If you have a scale, use the weighted measurements in the recipe because that is what I used when testing recipes. Dry measurements are often inconsistent. I updated the dry measurements on 7/7/2020 to reflect the spoon and sweep method





  1. Pour all the flour and water into a mixing bowl. Use chopsticks, a wooden spoon, or large fork to stir everything together. Mix until all the water is absorbed and shaggy pieces of dough start to form.
  2. Then, use your hands to gather the dough together. As you do this, dig into the dough with your fingers in a claw-like motion. This helps to distribute the moisture into the dough. (See note 2 for stand mixer instructions.)
  3. Take the dough out of the bowl and knead it on a surface for 2 to 3 minutes. The dough should be slightly tacky, but not sticky. You shouldn’t need to flour the surface. If you find the dough is sticky, dust the surface with a little bit of flour and knead the flour into the dough.
  4. After several minutes of kneading, you should get a pretty smooth ball of dough. There may be some crags and dimples on the surface, but that’s okay. Place the dough into the bowl again, and cover the bowl with a damp towel or a silicone lid. Let the dough rest for 15 minutes.
  5. Take the dough out of the bowl and knead it again a few times. Shape the dough into a ball. The surface should look incredibly smooth after this second kneading. Place the dough into the bowl, cover it, and let it rest again for at least 30 minutes.
  6. After the dough has rested for the second time, you are ready to roll it out. Lightly dust your work surface with flour.
  7. Take the dough out of the bowl. Make a hole in the center of the dough with your finger. Then use your fingers to stretch out that hole in the center. Keep stretching out the dough and rotating it until you get a large ring. (See blog post for photos.)

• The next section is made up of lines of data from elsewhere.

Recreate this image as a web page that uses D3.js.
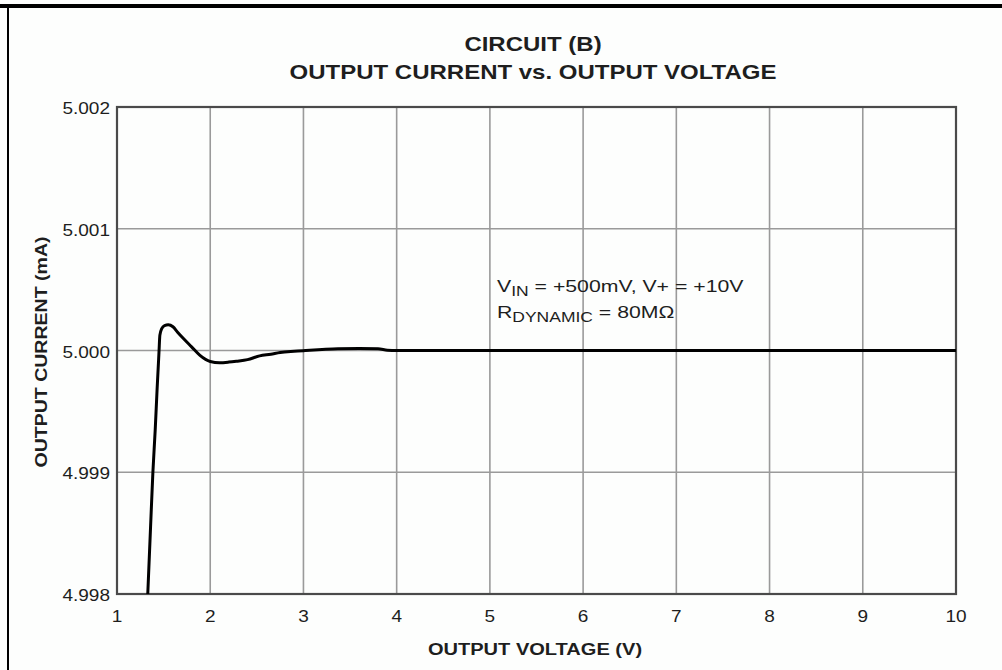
<!DOCTYPE html>
<html>
<head>
<style>
  body { margin: 0; background: #fdfefd; }
  text { font-family: "Liberation Sans", Arial, sans-serif; fill: #1e1e1e; }
</style>
</head>
<body>
<script src="https://d3js.org/d3.v7.min.js"></script>
<script>

const width = 1002;
const height = 670;

// data
const voltage = [1.33, 1.36, 1.385, 1.41, 1.43, 1.45, 1.46, 1.48, 1.51, 1.55, 1.60, 1.65, 1.71, 1.80, 1.89, 2.00, 2.10, 2.20, 2.28, 2.40, 2.53, 2.65, 2.75, 2.90, 3.02, 3.20, 3.37, 3.60, 3.80, 3.90, 4.0, 5.0, 6.0, 7.0, 8.0, 9.0, 10.0];
const current = [4.9980, 4.99855, 4.9990, 4.99935, 4.99968, 4.99998, 5.000126, 5.00018, 5.000205, 5.000211, 5.000195, 5.00015, 5.0001, 5.00003, 4.99996, 4.99991, 4.99990, 4.999905, 4.999912, 4.999925, 4.999956, 4.99997, 4.999984, 4.999994, 5.0, 5.000008, 5.000014, 5.000016, 5.000014, 5.000003, 5.0, 5.0, 5.0, 5.0, 5.0, 5.0, 5.0];

const xTicks = [1, 2, 3, 4, 5, 6, 7, 8, 9, 10];
const yTicks = [4.998, 4.999, 5.000, 5.001, 5.002];

const titleLines = ['CIRCUIT (B)', 'OUTPUT CURRENT vs. OUTPUT VOLTAGE'];

const plot = { left: 117, right: 956, top: 107, bottom: 594 };

// the lettering in the original is drawn wide, so stretch it sideways
const wide = (px, py, sx, rot) =>
  `translate(${px},${py})` + (rot ? ` rotate(${rot})` : '') + ` scale(${sx},1)`;

const svg = d3.select('body')
              .append('svg')
              .attr('width', width)
              .attr('height', height);

// outer frame: thick top rule and thin left rule
svg.append('line')
   .attr('x1', 0).attr('x2', width)
   .attr('y1', 6).attr('y2', 6)
   .attr('stroke', '#000')
   .attr('stroke-width', 4);

svg.append('line')
   .attr('x1', 8).attr('x2', 8)
   .attr('y1', 6).attr('y2', height)
   .attr('stroke', '#000')
   .attr('stroke-width', 2);

const x = d3.scaleLinear().domain([1, 10]).range([plot.left, plot.right]);
const y = d3.scaleLinear().domain([4.998, 5.002]).range([plot.bottom, plot.top]);

// grid
svg.append('g')
   .selectAll('line')
   .data(xTicks)
   .enter()
   .append('line')
   .attr('x1', d => x(d)).attr('x2', d => x(d))
   .attr('y1', plot.top).attr('y2', plot.bottom)
   .attr('stroke', '#9a9a9a')
   .attr('stroke-width', 1.6);

svg.append('g')
   .selectAll('line')
   .data(yTicks)
   .enter()
   .append('line')
   .attr('x1', plot.left).attr('x2', plot.right)
   .attr('y1', d => y(d)).attr('y2', d => y(d))
   .attr('stroke', '#9a9a9a')
   .attr('stroke-width', 1.6);

// plot frame
svg.append('rect')
   .attr('x', plot.left).attr('y', plot.top)
   .attr('width', plot.right - plot.left)
   .attr('height', plot.bottom - plot.top)
   .attr('fill', 'none')
   .attr('stroke', '#4a4a4a')
   .attr('stroke-width', 2.2);

// tick labels
svg.append('g')
   .selectAll('text')
   .data(xTicks)
   .enter()
   .append('text')
   .attr('transform', d => wide(x(d), plot.bottom + 28, 1.12))
   .attr('text-anchor', 'middle')
   .attr('font-size', 17)
   .text(d => d);

svg.append('g')
   .selectAll('text')
   .data(yTicks)
   .enter()
   .append('text')
   .attr('transform', d => wide(plot.left - 7, y(d) + 7, 1.12))
   .attr('text-anchor', 'end')
   .attr('font-size', 17)
   .text(d => d3.format('.3f')(d));

// curve
svg.append('clipPath')
   .attr('id', 'clip')
   .append('rect')
   .attr('x', plot.left).attr('y', plot.top)
   .attr('width', plot.right - plot.left)
   .attr('height', plot.bottom - plot.top);

const line = d3.line()
               .x((d, i) => x(voltage[i]))
               .y(d => y(d))
               .curve(d3.curveMonotoneX);

svg.append('path')
   .datum(current)
   .attr('d', line)
   .attr('clip-path', 'url(#clip)')
   .attr('fill', 'none')
   .attr('stroke', '#000')
   .attr('stroke-width', 3)
   .attr('stroke-linejoin', 'round');

// titles
svg.append('g')
   .selectAll('text')
   .data(titleLines)
   .enter()
   .append('text')
   .attr('transform', (d, i) => wide(533, 51 + i * 28, 1.2))
   .attr('text-anchor', 'middle')
   .attr('font-size', 20)
   .attr('font-weight', 'bold')
   .text(d => d);

svg.append('text')
   .attr('transform', wide(535, 655, 1.18))
   .attr('text-anchor', 'middle')
   .attr('font-size', 17)
   .attr('font-weight', 'bold')
   .text('OUTPUT VOLTAGE (V)');

svg.append('text')
   .attr('transform', wide(47, 352, 1.15, -90))
   .attr('text-anchor', 'middle')
   .attr('font-size', 17)
   .attr('font-weight', 'bold')
   .text('OUTPUT CURRENT (mA)');

// conditions note
const l1 = svg.append('text')
              .attr('transform', wide(497, 292, 1.25))
              .attr('font-size', 17);
l1.append('tspan').text('V');
l1.append('tspan').attr('font-size', 14).attr('dy', 4).text('IN');
l1.append('tspan').attr('dy', -4).text(' = +500mV, V+ = +10V');

const l2 = svg.append('text')
              .attr('transform', wide(497, 318, 1.25))
              .attr('font-size', 17);
l2.append('tspan').text('R');
l2.append('tspan').attr('font-size', 14).attr('dy', 4).text('DYNAMIC');
l2.append('tspan').attr('dy', -4).text(' = 80MΩ');

</script>
</body>
</html>
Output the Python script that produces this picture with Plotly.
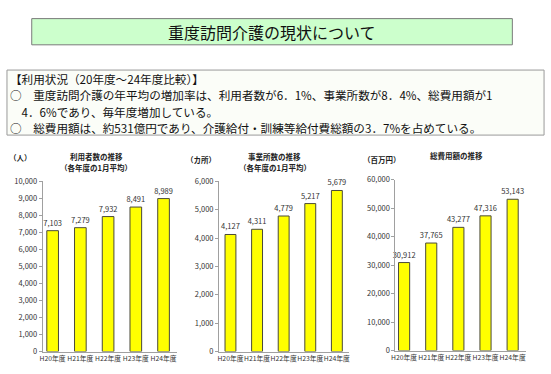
import plotly.graph_objects as go

years = ["H20年度", "H21年度", "H22年度", "H23年度", "H24年度"]
users = [7103, 7279, 7932, 8491, 8989]
offices = [4127, 4311, 4779, 5217, 5679]
costs = [30912, 37765, 43277, 47316, 53143]

users_ticks = [0, 1000, 2000, 3000, 4000, 5000, 6000, 7000, 8000, 9000, 10000]
offices_ticks = [0, 1000, 2000, 3000, 4000, 5000, 6000]
costs_ticks = [0, 10000, 20000, 30000, 40000, 50000, 60000]

main_title = "重度訪問介護の現状について"
box_lines = [
    "【利用状況（20年度～24年度比較）】",
    "○　重度訪問介護の年平均の増加率は、利用者数が6．1%、事業所数が8．4%、総費用額が1",
    "　4．6%であり、毎年度増加している。",
    "○　総費用額は、約531億円であり、介護給付・訓練等給付費総額の3．7%を占めている。",
]

W, H = 551, 374
FONT = "Noto Sans CJK JP"


def px(x):
    return x / W


def py(y):
    return 1 - y / H


fig = go.Figure()

charts = [
    dict(vals=users, ticks=users_ticks, ymax=10000, x0=39, x1=175, y0=180.7, y1=356,
         xr=[-0.36, 4.5], bw=0.42),
    dict(vals=offices, ticks=offices_ticks, ymax=6000, x0=217, x1=348, y0=180.7, y1=356,
         xr=[-0.43, 4.45], bw=0.41),
    dict(vals=costs, ticks=costs_ticks, ymax=60000, x0=395, x1=527, y0=179, y1=355,
         xr=[-0.32, 4.5], bw=0.41),
]

for i, c in enumerate(charts):
    n = "" if i == 0 else str(i + 1)
    fig.add_trace(go.Bar(
        x=years, y=c["vals"], xaxis="x" + n, yaxis="y" + n,
        marker=dict(color="#FFFF00", line=dict(color="#4a4a3a", width=1)),
        width=c["bw"],
        text=[f"{v:,}" for v in c["vals"]], textposition="outside",
        constraintext="none",
        textfont=dict(size=7.5, color="#333333", family=FONT),
        cliponaxis=False, showlegend=False, hoverinfo="skip",
    ))
    fig.layout["xaxis" + n] = dict(
        domain=[px(c["x0"]), px(c["x1"])], anchor="y" + n, type="category",
        range=c["xr"], showline=True, linecolor="#a0a0a0", linewidth=1,
        ticks="", tickangle=0, tickfont=dict(size=6.8, color="#333333", family=FONT),
        showgrid=False, zeroline=False, fixedrange=True,
    )
    fig.layout["yaxis" + n] = dict(
        domain=[py(c["y1"]), py(c["y0"])], anchor="x" + n,
        range=[0, c["ymax"]], tickvals=c["ticks"],
        ticktext=[f"{t:,}" for t in c["ticks"]],
        showline=True, linecolor="#a0a0a0", linewidth=1,
        ticks="outside", ticklen=3, tickcolor="#a0a0a0",
        tickfont=dict(size=7.5, color="#333333", family=FONT),
        showgrid=False, zeroline=False, fixedrange=True,
    )

shapes = [
    dict(type="rect", xref="paper", yref="paper", x0=px(28), x1=px(513), y0=py(40), y1=py(13),
         fillcolor="#ccffcc", line=dict(color="#7a7a7a", width=1), layer="below"),
    dict(type="rect", xref="paper", yref="paper", x0=px(3), x1=px(545), y0=py(133), y1=py(66),
         fillcolor="#fbfdf8", line=dict(color="#9a9a9a", width=1), layer="below"),
]

ann = [dict(text=main_title, x=px(270), y=py(27), xref="paper", yref="paper",
            showarrow=False, font=dict(size=16, color="#111111", family=FONT),
            xanchor="center", yanchor="middle")]

for k, t in enumerate(box_lines):
    ann.append(dict(text=t, x=px(5), y=py(75 + k * 17), xref="paper", yref="paper",
                    showarrow=False, borderpad=0,
                    font=dict(size=11.6, color="#111111", family=FONT),
                    xanchor="left", yanchor="middle"))

small = [
    ("<b>利用者数の推移</b>", 93, 155), ("<b>（各年度の1月平均）</b>", 93, 166),
    ("<b>（人）</b>", 17, 156),
    ("<b>事業所数の推移</b>", 273, 155), ("<b>（各年度の1月平均）</b>", 273, 166),
    ("<b>（カ所）</b>", 199, 158),
    ("<b>総費用額の推移</b>", 457, 154),
    ("<b>（百万円）</b>", 381, 158),
]
for t, x, y in small:
    ann.append(dict(text=t, x=px(x), y=py(y), xref="paper", yref="paper", showarrow=False,
                    borderpad=0,
                    font=dict(size=7.5, color="#222222", family=FONT),
                    xanchor="center", yanchor="middle"))

fig.update_layout(
    width=W, height=H, autosize=False,
    margin=dict(l=0, r=0, t=0, b=0),
    paper_bgcolor="white", plot_bgcolor="white",
    shapes=shapes, annotations=ann,
    font=dict(family=FONT),
)

fig.write_html("out.html", config={"displayModeBar": False},
               post_script="document.body.style.margin='0';document.body.style.padding='0';")
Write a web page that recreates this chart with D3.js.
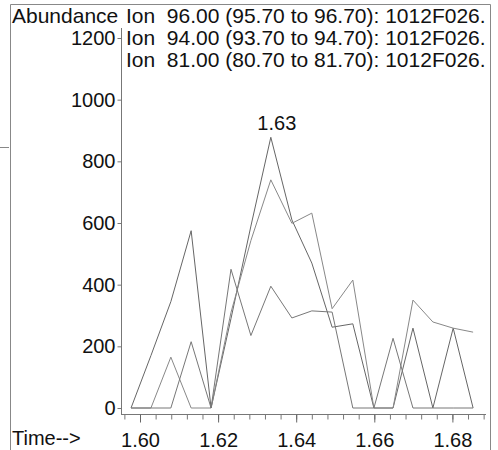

  8. Cut the dough with a bench scraper or a knife. You should now have a thick dough rope. Keep rolling out the rope until it is about 1 1/2 inches in diameter.
  9. Now, cut out 5 small pieces of dough, each weighing about 12 to 13 grams. This is about 1 tablespoon of dough. The dough dries out easily so put the dough rope back into the bowl and cover it again.
  10. Take each piece of dough and roll it into a ball. Using the fleshy part of your palm, flatten each ball of dough into a disc, about 1 1/2 inches in diameter. Lightly dust each disc with flour.
  11. Take your rolling pin into your right hand and roll it over the entire surface of the disc and then roll it off. Your rolling pin should never leave the surface of the dough. Use your left hand to rotate the disc 90 degrees and roll over the entire surface again. This is one complete revolution. Repeat two more times. If the disc is sticking to the rolling pin, brush it with some flour.
  12. The fourth time around the wrapper, you will roll over the wrapper only halfway before rotating it. Do this for 1 to 2 revolutions around the wrapper. This ensures that the center is slightly thicker than the edges so the filling doesn’t break through the wrapper easily.
  13. For the final revolution, you will only roll over only the edges of the dough (about 1/2 inch into the wrapper). The wrapper should be somewhere between 3 1/4 to 3 1/2 inches in diameter. Brush some flour over the wrapper, set it aside, and cover it with a dry towel. Roll out the 4 remaining discs.
  14. Once you’ve rolled out 5 wrappers completely, make the dumplings. The dumpling wrappers form a crust easily. If you are working by yourself, you don’t want to roll out more than 5 dumpling wrappers at a time. Continue rolling and and pleating 5 wrappers at a time with the rest of the dough. 
  15. If you want to store the wrappers for later use, roll out the dough. Brush potato starch (or tapioca starch) over all the wrappers before stacking them up. Tightly wrap the stack of wrappers with plastic wrap. Then, transfer them into an air-tight container. You can refrigerate the wrappers for up to 2 days. You can also freeze them for up to a month, as long as no freezer burn develops around the wrappers.


  1. You can microwave the water on high for 45 seconds and check to see if it has reached the appropriate temperature. If the water is not hot enough, continue microwaving at 10-second intervals.
  2. Stand mixer directions: Add the flour and water to the bowl and mix on low speed with the dough hook attachment. Once all the water has been incorporated into the flour, increase the speed to medium-low. Continue mixing for about 2 minutes, until a dough forms and all the loose flour has been gathered into the dough. Turn off the stand mixer and transfer the dough onto a surface. Knead it by hand a few times, then shape into a ball. Place the dough ball back into the mixing bowl and cover it with a damp towel or a silicone lid.
  3. If you don’t have time to roll out all the dough into wrappers, you can refrigerate the dough overnight. However, it is very difficult to roll out the dough when it is still cold. Let the dough sit on the counter and reach room temperature before rolling it out.